I then want to use the logic below to produce a field in the fact_sales table called Merchant_Status_At_Customer_Reg
if(dim_customer.Registration_Date < dim_merchant.Transition_Date,
'State A',
'State B'
)
So the fact_sales table would become:
fact_sales:
Customer_ID | Merchant_ID | Sales_Value | Merchant_Status_At_Customer_Reg
001 | 01 | $123 | State B (had transitioned)
001 | 02 | $456 | State A (had not transitioned)
002 | 02 | $789 | State B (had transitioned)
...
Load script like the following should do the trick (see the attached for it in action):
fact_sales:
LOAD * INLINE [
Customer_ID,Merchant_ID,Sales_Value
001,01,$123
001,02,$456
002,02,$789
];
dim_customer:
LOAD * INLINE [
Customer_ID,Registration_Date
001,01/04/2013
002,01/08/2013
];
dim_merchant:
LOAD * INLINE [
Merchant_ID,Transition_Date
01,01/02/2013
02,01/05/2013
];
LEFT JOIN (fact_sales)
LOAD Merchant_ID,
Customer_ID,
if(Lookup('Registration_Date','Customer_ID',Customer_ID,'dim_customer') <
Lookup('Transition_Date','Merchant_ID',Merchant_ID,'dim_merchant'), 'State A', 'State B') as Merchant_Status_At_Customer_Reg
RESIDENT fact_sales;
So, you want to bring both dates into the fact table, calculate the new field, and drop the dates from the fact? Looks rather reasonable. You can mark your own answer as "Correct"

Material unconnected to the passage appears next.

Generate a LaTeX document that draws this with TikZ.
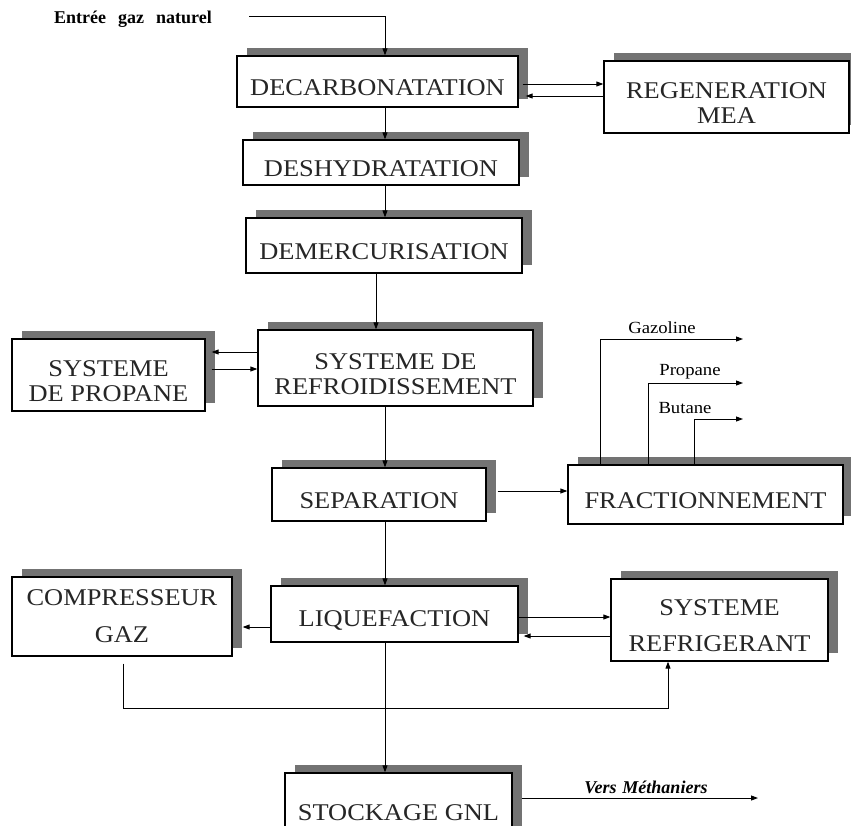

If you need a little help with syntax:
LEFT JOIN (fact_sales) LOAD DISTINCT
Customer_ID,
Registration_Date
RESIDENT dim_customer;
LEFT JOIN (fact_sales) LOAD DISTINCT
Mercant_ID,
Transition_Date
RESIDENT dim_merchant;
LEFT JOIN (fact_sales) LOAD DISTINCT
Customer_ID,
Mercant_ID,
if(Registration_Date < Transition_Date, 'State A', 'State B') as State
RESIDENT fact_sales;
DROP FIELDS Registration_Date, Transition_Date FROM fact_sales;
Regards,
Michael
Yes was after the best syntax, those should both do it thanks.
It's a bit more cumbersome than SQL which would basically add one column, then update the new column with a join - without the need to bring in multiple columns and then drop. It's not much more though.